Velomobiles are difficult to get up to speed. Stop and go driving is far from fun. But the problem vanishes with electric assist plus, in stop and go riding you can recover much of that energy using regenerative braking.3
Properly executed they offer some protection from the elements and storage space for a few grocery bags. In cold weather you don't need a heater because you're pedaling away at with about 300 watts of waste heat (a human pedaling a bike is about 75% efficient) - more than enough to heat a small enclosed volume. In the Summer you can use the motor more and open the lid. And you can run on the order of a hundred of them with the same amount of energy your family car needs. It would place a very small load on the grid... so low that no changes would be required.
There are issues with infrastructure as they're larger than bikes. You're not going to sling one over your shoulder and carry it up to the office. It may be they're more useful for longer commutes and suburban use. You can fit about six of them in the parking space necessary for a car. Currently non-electricxs are handmade and go from $5,000 to $12,000 - about the price of a high end road bike.

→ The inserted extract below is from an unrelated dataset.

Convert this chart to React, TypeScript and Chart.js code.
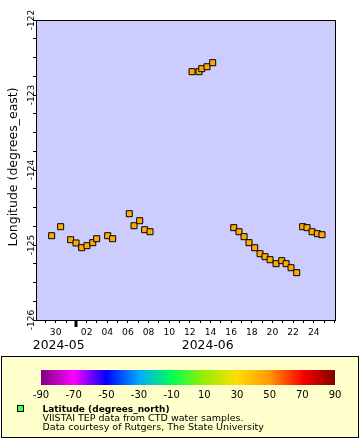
import React, { useEffect, useRef } from 'react';
import { Chart, registerables } from 'chart.js';

Chart.register(...registerables);

// x values: days since 2024-05-01 00:00 (so 29 = May 30, 31 = Jun 1)
const sampleDays = [
  28.61, 29.48, 30.45, 30.97, 31.52, 32.03, 32.59, 32.97, 34.04, 34.52,
  36.13, 36.59, 37.14, 37.62, 38.14,
  42.21, 42.89, 43.15, 43.66, 44.21,
  46.25, 46.76, 47.25, 47.73, 48.28, 48.8, 49.28, 49.77, 50.35, 50.9, 51.32, 51.8, 52.35,
  52.93, 53.35, 53.84, 54.35, 54.8,
];
const longitudes = [
  -124.876, -124.756, -124.929, -124.973, -125.036, -125.009, -124.969, -124.916, -124.876, -124.916,
  -124.583, -124.743, -124.676, -124.796, -124.823,
  -122.689, -122.689, -122.649, -122.623, -122.569,
  -124.769, -124.823, -124.889, -124.969, -125.036, -125.116, -125.156, -125.196, -125.249, -125.209, -125.249, -125.303, -125.369,
  -124.756, -124.769, -124.823, -124.849, -124.863,
];
const latitudes = [
  44.6, 44.6, 44.6, 44.6, 44.6, 44.6, 44.6, 44.6, 44.6, 44.6,
  44.6, 44.6, 44.6, 44.6, 44.6,
  45.5, 45.5, 45.5, 45.5, 45.5,
  44.6, 44.6, 44.6, 44.6, 44.6, 44.6, 44.6, 44.6, 44.6, 44.6, 44.6, 44.6, 44.6,
  44.6, 44.6, 44.6, 44.6, 44.6,
];

const xMin = 27.19;
const xMax = 56.06;
const yMin = -126;
const yMax = -122;

const xTickDays = [29, 32, 34, 36, 38, 40, 42, 44, 46, 48, 50, 52, 54];
const xTickLabels = ['30', '02', '04', '06', '08', '10', '12', '14', '16', '18', '20', '22', '24'];
const monthStarts = [0, 31, 61];
const monthLabels = ['2024-05', '2024-06', '2024-07'];

const yTickValues = [-126, -125, -124, -123, -122];
const yTickLabels = ['-126', '-125', '-124', '-123', '-122'];
const yMinorStep = 0.25;

const colorbarValues = [-90, -70, -50, -30, -10, 10, 30, 50, 70, 90];
const colorbarColors = ['#800080', '#ff00ff', '#0000ff', '#00aaff', '#00ff55', '#99ee00', '#ffdd00', '#ff9900', '#ff0000', '#800000'];

const yTitle = 'Longitude (degrees_east)';
const legendTitle = 'Latitude (degrees_north)';
const legendLines = ['VIISTAI TEP data from CTD water samples.', 'Data courtesy of Rutgers, The State University'];

const FONT = '"DejaVu Sans", sans-serif';

function hexToRgb(h: string) {
  const n = parseInt(h.slice(1), 16);
  return [(n >> 16) & 255, (n >> 8) & 255, n & 255];
}
function colorFor(v: number) {
  const vals = colorbarValues;
  if (v <= vals[0]) return colorbarColors[0];
  if (v >= vals[vals.length - 1]) return colorbarColors[vals.length - 1];
  let i = 0;
  while (v > vals[i + 1]) i++;
  const t = (v - vals[i]) / (vals[i + 1] - vals[i]);
  const a = hexToRgb(colorbarColors[i]);
  const b = hexToRgb(colorbarColors[i + 1]);
  const c = a.map((x, k) => Math.round(x + (b[k] - x) * t));
  return `rgb(${c[0]},${c[1]},${c[2]})`;
}

const erddapPlugin = {
  id: 'erddapPlugin',
  beforeDraw(chart: any) {
    const { ctx, chartArea: a, width, height } = chart;
    ctx.save();
    ctx.fillStyle = '#ffffff';
    ctx.fillRect(0, 0, width, height);
    ctx.fillStyle = '#ccccff';
    ctx.fillRect(a.left, a.top, a.right - a.left, a.bottom - a.top);
    ctx.restore();
  },
  afterDraw(chart: any) {
    const { ctx, chartArea: a } = chart;
    const xs = chart.scales.x;
    const ys = chart.scales.y;
    ctx.save();
    // frame
    ctx.strokeStyle = '#000';
    ctx.lineWidth = 1;
    ctx.strokeRect(a.left - 0.5, a.top + 0.5, a.right - a.left + 1, a.bottom - a.top);

    // month boundary ticks
    ctx.fillStyle = '#000';
    monthStarts.forEach((s) => {
      if (s > xs.min && s < xs.max) {
        const px = xs.getPixelForValue(s);
        ctx.fillRect(Math.round(px) - 1.5, a.bottom, 3, 7);
      }
    });

    // y tick labels (rotated)
    ctx.font = `9px ${FONT}`;
    ctx.textAlign = 'center';
    ctx.textBaseline = 'alphabetic';
    yTickValues.forEach((v, i) => {
      const py = ys.getPixelForValue(v);
      ctx.save();
      ctx.translate(34, py);
      ctx.rotate(-Math.PI / 2);
      ctx.fillText(yTickLabels[i], 0, 0);
      ctx.restore();
    });

    // y title
    ctx.save();
    ctx.font = `12.5px ${FONT}`;
    ctx.translate(16.5, (a.top + a.bottom) / 2 - 3);
    ctx.rotate(-Math.PI / 2);
    ctx.fillText(yTitle, 0, 0);
    ctx.restore();

    // month labels
    ctx.font = `12.4px ${FONT}`;
    monthStarts.forEach((s, i) => {
      const e = i + 1 < monthStarts.length ? monthStarts[i + 1] : Infinity;
      const lo = Math.max(s, xs.min);
      const hi = Math.min(e, xs.max);
      if (hi <= lo) return;
      const cx = (xs.getPixelForValue(lo) + xs.getPixelForValue(hi)) / 2;
      ctx.fillText(monthLabels[i], cx + 2, 349);
    });

    // legend box
    ctx.fillStyle = '#ffffcc';
    ctx.fillRect(1, 356, 358, 82);
    ctx.strokeStyle = '#000';
    ctx.strokeRect(1.5, 356.5, 357, 81);

    // colorbar
    const cbL = 41, cbR = 335, cbT = 370, cbH = 15;
    const g = ctx.createLinearGradient(cbL, 0, cbR, 0);
    colorbarValues.forEach((v, i) => {
      g.addColorStop((v - colorbarValues[0]) / (colorbarValues[colorbarValues.length - 1] - colorbarValues[0]), colorbarColors[i]);
    });
    ctx.fillStyle = g;
    ctx.fillRect(cbL, cbT, cbR - cbL, cbH);
    ctx.fillStyle = '#000';
    ctx.font = `10px ${FONT}`;
    ctx.textAlign = 'center';
    colorbarValues.forEach((v) => {
      const px = cbL + ((v - colorbarValues[0]) / (colorbarValues[colorbarValues.length - 1] - colorbarValues[0])) * (cbR - cbL);
      ctx.fillText(String(v), px, 398);
    });

    // legend marker and text
    ctx.fillStyle = '#44ff44';
    ctx.fillRect(17.5, 405.5, 6, 6);
    ctx.strokeRect(17.5, 405.5, 6, 6);
    ctx.fillStyle = '#000';
    ctx.textAlign = 'left';
    ctx.font = `bold 9px ${FONT}`;
    ctx.fillText(legendTitle, 42.5, 411.5);
    ctx.font = `9.5px ${FONT}`;
    ctx.fillText(legendLines[0], 42.5, 420.8);
    ctx.fillText(legendLines[1], 42.5, 430);
    ctx.restore();
  },
};

export default function App() {
  const ref = useRef<HTMLCanvasElement | null>(null);
  useEffect(() => {
    if (!ref.current) return;
    const points = sampleDays.map((d, i) => ({ x: d, y: longitudes[i] }));
    const chart = new Chart(ref.current, {
      type: 'scatter',
      data: {
        datasets: [
          {
            label: legendTitle,
            data: points,
            pointStyle: 'rect',
            pointRadius: 4.25,
            pointHoverRadius: 4.25,
            pointBorderWidth: 1,
            pointBorderColor: '#000',
            pointBackgroundColor: latitudes.map(colorFor),
            showLine: false,
          },
        ],
      },
      options: {
        responsive: false,
        animation: false,
        devicePixelRatio: 1,
        layout: { padding: { left: 0, right: 25, top: 20, bottom: 0 } },
        plugins: { legend: { display: false }, tooltip: { enabled: false } },
        scales: {
          x: {
            type: 'linear',
            min: xMin,
            max: xMax,
            afterBuildTicks: (scale: any) => {
              const t = [];
              for (let d = Math.ceil(xMin); d <= Math.floor(xMax); d++) t.push({ value: d });
              scale.ticks = t;
            },
            afterFit: (scale: any) => {
              scale.height = 120;
            },
            ticks: {
              autoSkip: false,
              maxRotation: 0,
              minRotation: 0,
              padding: 4,
              color: '#000',
              font: { family: FONT, size: 9.2 },
              callback: (v: any) => {
                const i = xTickDays.indexOf(Number(v));
                return i >= 0 ? xTickLabels[i] : '';
              },
            },
            grid: { drawOnChartArea: false, drawTicks: true, tickLength: 3, color: '#000' },
            border: { display: false },
          },
          y: {
            type: 'linear',
            min: yMin,
            max: yMax,
            afterBuildTicks: (scale: any) => {
              const t = [];
              for (let v = yMin; v <= yMax + 1e-9; v += yMinorStep) t.push({ value: Math.round(v * 100) / 100 });
              scale.ticks = t;
            },
            afterFit: (scale: any) => {
              scale.width = 37;
            },
            ticks: { display: false },
            grid: { drawOnChartArea: false, drawTicks: true, tickLength: 4, color: '#000' },
            border: { display: false },
          },
        },
      },
      plugins: [erddapPlugin],
    });
    return () => chart.destroy();
  }, []);
  return (
    <div style={{ position: 'fixed', left: 0, top: 0, width: 360, height: 440 }}>
      <canvas ref={ref} width={360} height={440} style={{ display: 'block' }} />
    </div>
  );
}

In moderate production that could quickly drop below $4,000 even with electric assist.
The most interesting e-velomobile I've seen is the eWAW from a small company in Belgium. It has a carbon fiber roll cage/frame, very light weight (33 kg with motor and battery) and a very low center of gravity for cornering and stability. It has a tiny 250 watt motor and a lithium ion battery about three times as big as what's in your laptop. It will go nearly 100 miles on just battery power. All of these numbers could be improved, but it's quite impressive as is.. Improving the breed would be a great project for a mechanical engineering class. Back of the envelopes suggest it could be very safe under 30 mph assuming calmed traffic - potentially safer than a conventional bike.
It wouldn't be the best first for all areas .. nothing is. The US is particularly unfriendly to cycling, but I wonder how this would work in the many cities with populations under 100,000 that often have large areas with 25 or 30 mph speed limits?
Cities are beginning to realize curbspace is some of their most important real estate and I think part of the mix to deal with traffic in the future is to take into account the area a vehicle takes up when figuring out how to charge for road and parking use. Bicycles are set to capitalize on this. I'd had discussions with two cities in the EU that are thinking in terms of banning cars from city centers and relying on bikes, and in one case, velomobiles, as important elements of access. It is likely the future will not play out as tech writers suggest it will.
1 She isn't an ideal case.. she's very tall and the bicycle had upright handlebars giving her a lot of projected surface area. Here's an earlier bit on bike efficiency.
2 The coefficient of drag or Cd multiplied by the area facing the oncoming air. On a bike the Cd is 0.8 to 1.0 and the area is about a square meter. On a velomobile the Cd is generally under 0.15 and the projected area is about a third of a square meter. You can push much lower.. the human powered land speed record car - the Canadian Eta - has a Cd of 0.03 and an non athlete could easily power it to normal legal highway speeds in the US. I wrote about it earlier.
3 Turn the motor into a generator slowing you down and charging your battery.